AT long last, after 117 years, the Balangiga Bells, symbol of the bitter conflict between Filipinos and Americans in the Filipino-American War that followed Spanish colonial rule and began the American colonial era, are returning to the church in Samar where they were seized as “war booty” in 1901.
That war between the Philippine revolutionaries who had succeeded in defeating Spanish troops on many fronts, only to face a new colonial power, the United States (US), officially ended with the capture of Gen. Emilio Aguinaldo by the Americans in Palanan, Isabela, on March 2, 1901.
But Filipino guerrillas carried on the fight. On September 29, 1901, guerrillas led by Gen. Vicente Lukban attacked the US garrison in Balangiga, Samar, killing 48 and wounding 22 men of the US 9th Infantry – the worst defeat suffered by the US Army since its war against American Indians in 1876. In retaliation, Gen. Jacob Smith ordered his troops to make Samar a “howling wilderness.” They killed some 2,500 Filipinos and took as war booty the three bells of the Balangiga town church.
General Smith was later court-martialed on orders of President Theodore Roosevelt and forced to retire because of the atrocity. But the Balangiga bells were never returned, two of them going to the Air Force base in Wyoming and one now at a US camp in South Korea.
Many Philippine officials, among them former President Fidel V. Ramos asked the US for the bells’ return, but were fiercely opposed by officials and families of the American troops who died in Balangiga. President Duterte renewed the appeal, to no avail. Then, invited by President Trump to visit the US, he refused, saying he would never go there as long as the bells are not returned.

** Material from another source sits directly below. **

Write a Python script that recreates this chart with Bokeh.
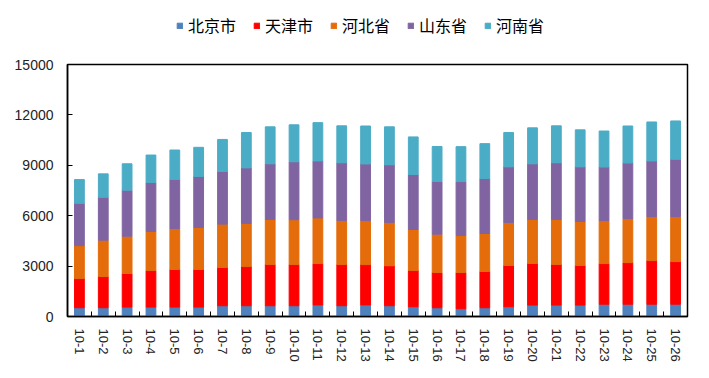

Newly appointed Secretary of Foreign Affairs Teodoro Locsin picked up the story last week in a press conference in Singapore where President Dutetre was attending the ASEAN summit. Locsin said he was once asked by US representative to the United Nations Nikki Haley about President Duterte’s refusal to visit the US and he told her about the Balangiga bells. It appears she relayed this to Defense Secretary John Mattis.
Last Wednesday, Secretary Mattis officially announced the bells will soon be returning to the Philippines. He shook hands with Philippine Ambassador to the US Jose Manuel Romualdez at Warren Air Force Base in Wyoming where they attended a Veterans Remembrance Ceremony.
It has indeed been a long story that began with war and death and bitter recrimination, but it will soon end with the return of the bells, this last reminder of the bitter Filipino-American War. Americans today are among our closest friends and allies; they need no booty to remind them we were once enemies.
As for Filipinos, they have long forgotten the bitterness of that war, for it was overtaken by the events of World War II when Filipino and American soldiers fought side by side against Japanese invasion and later in the Korean War and in the Vietnam War. Very soon, possibly before Christmas but surely by January next year, the bells will be back ringing for the people of Balangiga, Samar, no longer war booty, no longer symbols of conflict but of peace and friendship.